During our conversation that evening, the debate about the institutional and the political system and procedures also threatened to dominate, in what I noted as an old-fashioned reflex. The debate appeared to lean also towards this traditional opinion that all salvation should come from government and politics. I never join the, just as classic, ‘politician bashing’ that often accompanies this ‘belief in politics’. So, my presentation included Macron and the major of Palermo as current good examples. That is exactly the misunderstanding as it has grown over time. As if civil leadership and getting excited – positively and action-oriented – about the ‘common good’ is, and should be, mainly found in government and institutes. My thesis has just demonstrated that there are many examples of civil leadership from ‘private to public’. As I also demonstrate in this last book with reference to the American writer, Russell Shorto, who explains how the Netherlands has a rich tradition in citizen self-management as well as a powerful civil society. My concept of social entrepreneurship (2000) and my doctoral thesis on civil leaders (2014) are both based on this same basic analysis.

“… it’s good that we’re starting to understand that we urgently need different leadership for the common good and that all of us have a role to play in this challenge.”

Finally, the richest, most searching and exploring part of the conversation was dedicated to the question of where to find these civil leaders and which ones we can actually see already. I named persons from my doctoral thesis with its exclusively Dutch examples, such as reverend Visser (turned his church in the heart of Rotterdam into a shelter for drug addicts to demonstrate that there was no other shelter available during evenings and on weekends), the married couple Sies (launched the first food bank in the Netherlands), Mei Li Vos (the founder of ‘Alternative to Union’, focused on different types of independent and non-regulated labor), Piet Boekhoud (adapted the Albeda College in Rotterdam to support vulnerable students, also in housing, jobs, and debt problems) and Leon Bobbe (at that time the director of Dudok Wonen, specifically for the protected and regulated offering for sale of parts of rental homes so that renters could share in the profits of the increasing prices in the housing market and their own investments in their rental home), and, these days, including Marjan Minnesma of Urgenda (forcing the government to create a proper climate strategy via the courts).

It was a fruitful and inspiring conversation, and it’s good that we’re starting to understand that we urgently need different leadership and that all of us have a role to play in this challenge. Modern technology offers engaged citizens and nascent civil leaders the opportunity of self-organization and civil organization. Simultaneously, many political incumbents and professionals see that as a threat.

We must start to explore these phenomena and their impact, before the disruption of important matters such as democracy, free press, and open public debate, places them in danger of being lost.

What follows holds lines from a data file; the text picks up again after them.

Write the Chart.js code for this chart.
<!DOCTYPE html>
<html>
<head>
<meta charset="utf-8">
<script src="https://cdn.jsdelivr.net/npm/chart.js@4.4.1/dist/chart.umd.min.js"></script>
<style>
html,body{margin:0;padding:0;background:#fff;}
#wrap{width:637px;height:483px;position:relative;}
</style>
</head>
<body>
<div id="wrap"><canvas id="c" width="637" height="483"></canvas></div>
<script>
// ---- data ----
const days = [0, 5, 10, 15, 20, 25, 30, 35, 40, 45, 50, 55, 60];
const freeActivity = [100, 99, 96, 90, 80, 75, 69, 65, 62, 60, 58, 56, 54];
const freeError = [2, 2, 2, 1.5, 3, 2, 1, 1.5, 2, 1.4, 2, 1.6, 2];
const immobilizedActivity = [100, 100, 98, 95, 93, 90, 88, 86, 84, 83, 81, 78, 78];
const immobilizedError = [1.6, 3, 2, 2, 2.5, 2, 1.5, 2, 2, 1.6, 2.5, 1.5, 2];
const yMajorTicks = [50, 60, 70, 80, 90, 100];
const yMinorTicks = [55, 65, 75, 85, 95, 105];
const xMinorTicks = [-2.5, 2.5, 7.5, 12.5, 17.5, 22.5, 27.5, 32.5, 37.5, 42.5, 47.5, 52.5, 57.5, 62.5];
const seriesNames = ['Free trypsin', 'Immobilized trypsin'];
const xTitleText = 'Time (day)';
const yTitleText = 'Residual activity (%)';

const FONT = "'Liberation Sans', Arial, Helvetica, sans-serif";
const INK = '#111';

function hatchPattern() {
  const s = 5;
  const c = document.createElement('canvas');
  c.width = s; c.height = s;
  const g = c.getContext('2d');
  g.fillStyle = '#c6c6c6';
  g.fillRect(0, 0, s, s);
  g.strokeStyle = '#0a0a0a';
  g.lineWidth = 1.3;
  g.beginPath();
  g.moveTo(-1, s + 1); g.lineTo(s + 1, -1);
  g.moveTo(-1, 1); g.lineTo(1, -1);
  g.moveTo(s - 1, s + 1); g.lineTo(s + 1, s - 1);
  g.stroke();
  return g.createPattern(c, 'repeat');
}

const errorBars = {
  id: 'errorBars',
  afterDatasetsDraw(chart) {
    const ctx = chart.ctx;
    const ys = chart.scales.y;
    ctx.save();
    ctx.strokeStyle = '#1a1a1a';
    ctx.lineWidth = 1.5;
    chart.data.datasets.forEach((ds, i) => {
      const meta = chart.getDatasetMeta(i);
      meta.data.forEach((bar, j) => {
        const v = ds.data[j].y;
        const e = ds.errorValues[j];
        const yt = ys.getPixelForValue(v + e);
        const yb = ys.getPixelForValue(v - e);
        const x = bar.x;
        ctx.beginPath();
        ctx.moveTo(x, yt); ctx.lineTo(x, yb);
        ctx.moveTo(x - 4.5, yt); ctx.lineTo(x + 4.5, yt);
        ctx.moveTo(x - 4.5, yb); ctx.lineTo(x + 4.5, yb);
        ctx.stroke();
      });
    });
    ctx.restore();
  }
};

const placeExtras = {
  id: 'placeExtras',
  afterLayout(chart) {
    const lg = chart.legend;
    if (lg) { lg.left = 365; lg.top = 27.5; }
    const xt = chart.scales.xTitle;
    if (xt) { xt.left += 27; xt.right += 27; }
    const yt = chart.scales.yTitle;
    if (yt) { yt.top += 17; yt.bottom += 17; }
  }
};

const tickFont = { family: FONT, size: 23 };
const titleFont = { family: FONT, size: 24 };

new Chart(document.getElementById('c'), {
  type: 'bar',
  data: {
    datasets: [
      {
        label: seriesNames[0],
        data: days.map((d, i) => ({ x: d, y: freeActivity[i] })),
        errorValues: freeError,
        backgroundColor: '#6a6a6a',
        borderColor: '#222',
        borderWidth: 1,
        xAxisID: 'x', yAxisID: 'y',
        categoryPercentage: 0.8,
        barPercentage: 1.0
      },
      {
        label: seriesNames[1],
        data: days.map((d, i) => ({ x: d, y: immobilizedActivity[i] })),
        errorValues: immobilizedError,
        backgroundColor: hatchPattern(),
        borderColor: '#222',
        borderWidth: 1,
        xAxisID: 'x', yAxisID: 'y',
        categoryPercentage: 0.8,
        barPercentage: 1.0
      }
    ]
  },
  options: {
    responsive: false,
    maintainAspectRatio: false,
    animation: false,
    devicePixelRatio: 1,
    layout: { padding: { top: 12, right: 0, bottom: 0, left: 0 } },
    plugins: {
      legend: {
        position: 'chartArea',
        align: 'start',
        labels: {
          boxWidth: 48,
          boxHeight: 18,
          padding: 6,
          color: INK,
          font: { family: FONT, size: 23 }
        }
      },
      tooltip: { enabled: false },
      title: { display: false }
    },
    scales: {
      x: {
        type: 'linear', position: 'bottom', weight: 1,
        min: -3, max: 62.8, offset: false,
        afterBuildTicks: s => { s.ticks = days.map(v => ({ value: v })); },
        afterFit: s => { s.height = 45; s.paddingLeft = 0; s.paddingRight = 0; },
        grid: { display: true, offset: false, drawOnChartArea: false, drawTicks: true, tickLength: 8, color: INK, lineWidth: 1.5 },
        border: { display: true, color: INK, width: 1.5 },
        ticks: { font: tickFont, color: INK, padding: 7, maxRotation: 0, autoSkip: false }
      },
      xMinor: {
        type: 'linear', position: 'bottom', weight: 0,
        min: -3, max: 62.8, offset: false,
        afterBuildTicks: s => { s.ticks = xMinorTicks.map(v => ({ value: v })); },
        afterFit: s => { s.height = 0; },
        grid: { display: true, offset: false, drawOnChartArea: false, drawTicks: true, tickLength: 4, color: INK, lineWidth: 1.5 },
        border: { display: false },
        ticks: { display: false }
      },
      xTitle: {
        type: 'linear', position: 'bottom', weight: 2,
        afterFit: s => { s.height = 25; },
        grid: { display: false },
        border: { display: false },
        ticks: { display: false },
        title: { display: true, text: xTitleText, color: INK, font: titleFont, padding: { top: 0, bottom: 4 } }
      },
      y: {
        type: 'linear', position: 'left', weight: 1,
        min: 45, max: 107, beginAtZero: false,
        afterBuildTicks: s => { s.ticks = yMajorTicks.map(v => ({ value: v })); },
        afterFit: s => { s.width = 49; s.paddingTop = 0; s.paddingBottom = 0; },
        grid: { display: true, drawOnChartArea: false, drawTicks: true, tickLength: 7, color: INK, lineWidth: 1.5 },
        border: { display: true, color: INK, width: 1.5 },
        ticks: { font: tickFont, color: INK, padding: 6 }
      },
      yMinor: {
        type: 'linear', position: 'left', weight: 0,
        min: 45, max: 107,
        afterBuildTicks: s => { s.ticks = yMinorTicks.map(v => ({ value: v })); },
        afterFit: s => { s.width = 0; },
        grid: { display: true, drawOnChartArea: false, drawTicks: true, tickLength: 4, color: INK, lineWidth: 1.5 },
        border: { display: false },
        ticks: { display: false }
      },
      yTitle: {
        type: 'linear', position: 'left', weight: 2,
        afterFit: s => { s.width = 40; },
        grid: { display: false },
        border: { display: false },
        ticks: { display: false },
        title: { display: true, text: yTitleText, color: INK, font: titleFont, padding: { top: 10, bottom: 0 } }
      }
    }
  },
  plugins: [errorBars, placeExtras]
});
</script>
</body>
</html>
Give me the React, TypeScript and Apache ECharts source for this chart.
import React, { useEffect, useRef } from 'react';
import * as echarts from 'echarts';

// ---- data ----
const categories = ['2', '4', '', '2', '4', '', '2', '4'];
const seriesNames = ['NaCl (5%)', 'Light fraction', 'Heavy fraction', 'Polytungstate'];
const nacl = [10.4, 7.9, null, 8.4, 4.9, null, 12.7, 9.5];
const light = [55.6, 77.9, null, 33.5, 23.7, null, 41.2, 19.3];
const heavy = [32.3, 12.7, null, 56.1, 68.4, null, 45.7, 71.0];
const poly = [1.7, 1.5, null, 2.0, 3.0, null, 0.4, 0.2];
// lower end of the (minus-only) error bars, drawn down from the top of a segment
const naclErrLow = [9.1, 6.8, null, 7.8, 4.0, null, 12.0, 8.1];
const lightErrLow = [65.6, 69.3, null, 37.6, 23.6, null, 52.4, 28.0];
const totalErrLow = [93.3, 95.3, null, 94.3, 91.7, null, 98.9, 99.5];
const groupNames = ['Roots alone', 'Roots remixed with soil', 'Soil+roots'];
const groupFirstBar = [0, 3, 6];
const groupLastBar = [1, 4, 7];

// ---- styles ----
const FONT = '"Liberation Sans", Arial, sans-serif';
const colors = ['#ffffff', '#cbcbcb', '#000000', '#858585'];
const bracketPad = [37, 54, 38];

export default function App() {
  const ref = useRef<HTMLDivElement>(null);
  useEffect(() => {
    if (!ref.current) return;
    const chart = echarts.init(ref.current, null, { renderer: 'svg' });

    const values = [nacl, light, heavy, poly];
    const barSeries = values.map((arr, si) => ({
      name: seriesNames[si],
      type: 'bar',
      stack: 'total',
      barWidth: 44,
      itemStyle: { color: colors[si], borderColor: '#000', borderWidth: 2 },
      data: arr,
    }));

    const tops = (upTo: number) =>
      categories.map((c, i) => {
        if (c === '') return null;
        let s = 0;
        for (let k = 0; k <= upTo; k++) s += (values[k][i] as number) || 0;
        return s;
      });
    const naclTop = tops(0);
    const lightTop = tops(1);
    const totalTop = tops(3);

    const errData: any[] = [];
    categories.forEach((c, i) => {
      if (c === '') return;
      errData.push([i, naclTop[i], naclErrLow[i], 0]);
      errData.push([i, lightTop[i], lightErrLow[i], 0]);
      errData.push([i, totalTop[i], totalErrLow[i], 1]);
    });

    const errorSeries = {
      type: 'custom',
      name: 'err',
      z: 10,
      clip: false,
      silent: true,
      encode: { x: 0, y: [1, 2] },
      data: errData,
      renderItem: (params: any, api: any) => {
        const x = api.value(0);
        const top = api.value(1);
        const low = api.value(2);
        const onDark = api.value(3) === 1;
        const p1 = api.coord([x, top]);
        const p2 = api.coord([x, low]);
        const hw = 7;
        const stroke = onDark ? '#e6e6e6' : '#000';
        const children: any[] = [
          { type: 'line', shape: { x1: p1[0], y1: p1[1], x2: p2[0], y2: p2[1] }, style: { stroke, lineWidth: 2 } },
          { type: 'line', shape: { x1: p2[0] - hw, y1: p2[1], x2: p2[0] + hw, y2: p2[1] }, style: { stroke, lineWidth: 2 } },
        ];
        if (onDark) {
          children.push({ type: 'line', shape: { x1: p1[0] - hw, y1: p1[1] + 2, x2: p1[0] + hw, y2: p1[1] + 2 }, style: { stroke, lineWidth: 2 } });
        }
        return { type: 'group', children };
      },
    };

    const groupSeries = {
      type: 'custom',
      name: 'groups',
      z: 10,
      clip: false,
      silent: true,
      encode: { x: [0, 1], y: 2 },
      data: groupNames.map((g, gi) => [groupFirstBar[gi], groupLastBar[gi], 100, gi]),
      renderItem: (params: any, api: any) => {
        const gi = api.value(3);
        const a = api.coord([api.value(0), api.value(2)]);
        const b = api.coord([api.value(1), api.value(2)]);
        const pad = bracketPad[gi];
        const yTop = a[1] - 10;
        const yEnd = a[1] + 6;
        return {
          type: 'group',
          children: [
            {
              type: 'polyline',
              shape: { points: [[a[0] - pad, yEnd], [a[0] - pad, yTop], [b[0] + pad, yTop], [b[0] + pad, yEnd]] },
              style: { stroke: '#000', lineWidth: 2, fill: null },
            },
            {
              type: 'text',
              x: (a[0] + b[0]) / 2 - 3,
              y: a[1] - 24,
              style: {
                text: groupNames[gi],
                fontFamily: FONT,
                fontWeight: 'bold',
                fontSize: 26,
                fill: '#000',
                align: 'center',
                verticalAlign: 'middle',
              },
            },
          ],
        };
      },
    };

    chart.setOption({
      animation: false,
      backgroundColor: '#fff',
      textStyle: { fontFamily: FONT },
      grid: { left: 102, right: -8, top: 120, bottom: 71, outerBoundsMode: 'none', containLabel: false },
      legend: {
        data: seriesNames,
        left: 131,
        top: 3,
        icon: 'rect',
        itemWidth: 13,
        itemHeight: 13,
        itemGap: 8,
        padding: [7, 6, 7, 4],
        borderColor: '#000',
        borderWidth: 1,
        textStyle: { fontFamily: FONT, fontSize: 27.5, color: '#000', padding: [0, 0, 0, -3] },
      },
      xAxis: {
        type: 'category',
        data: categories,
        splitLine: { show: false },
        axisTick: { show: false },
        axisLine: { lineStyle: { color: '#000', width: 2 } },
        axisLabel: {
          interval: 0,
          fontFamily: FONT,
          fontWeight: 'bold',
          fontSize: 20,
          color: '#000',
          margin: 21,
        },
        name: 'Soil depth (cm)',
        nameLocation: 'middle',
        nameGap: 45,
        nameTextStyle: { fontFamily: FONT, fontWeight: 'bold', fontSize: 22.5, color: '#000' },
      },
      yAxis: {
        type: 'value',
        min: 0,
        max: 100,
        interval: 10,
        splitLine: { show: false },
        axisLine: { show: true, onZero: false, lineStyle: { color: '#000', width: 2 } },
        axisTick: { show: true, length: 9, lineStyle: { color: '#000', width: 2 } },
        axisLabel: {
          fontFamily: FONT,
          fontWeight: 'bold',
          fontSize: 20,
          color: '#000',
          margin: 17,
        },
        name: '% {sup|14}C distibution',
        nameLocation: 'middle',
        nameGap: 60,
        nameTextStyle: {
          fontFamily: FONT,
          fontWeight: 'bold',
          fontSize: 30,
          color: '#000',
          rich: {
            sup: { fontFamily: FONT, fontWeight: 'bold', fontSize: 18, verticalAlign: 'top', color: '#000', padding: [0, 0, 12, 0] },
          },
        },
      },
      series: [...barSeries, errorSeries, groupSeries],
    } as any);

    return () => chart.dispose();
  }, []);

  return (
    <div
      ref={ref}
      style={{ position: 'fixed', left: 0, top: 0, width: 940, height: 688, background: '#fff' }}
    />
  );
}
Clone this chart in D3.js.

During my current international book promotion tour, I am searching for international examples of civil leaders, for further research and to describe their approach and orientation.

 

* This concept refers to my last Dutch-language book ‘Burgerkracht met Burgermacht’ (Citizen Initiative with Citizen Power) (2015), where I called it ‘Polder Paternalism’, in which I summarized how the Dutch ‘polderen’ (the consensus-seeking dialogue of many special interest groups) leads to non-legitimized and (often) incompetent representatives of all kinds of special  interests defending the compromise they finally achieved as ‘the best for everyone’, and then – very hierarchical and old-fashioned – impose it on all citizens, without much dialogue, as though they are children who should simply ‘listen obediently to our nice, seemingly rational compromise”.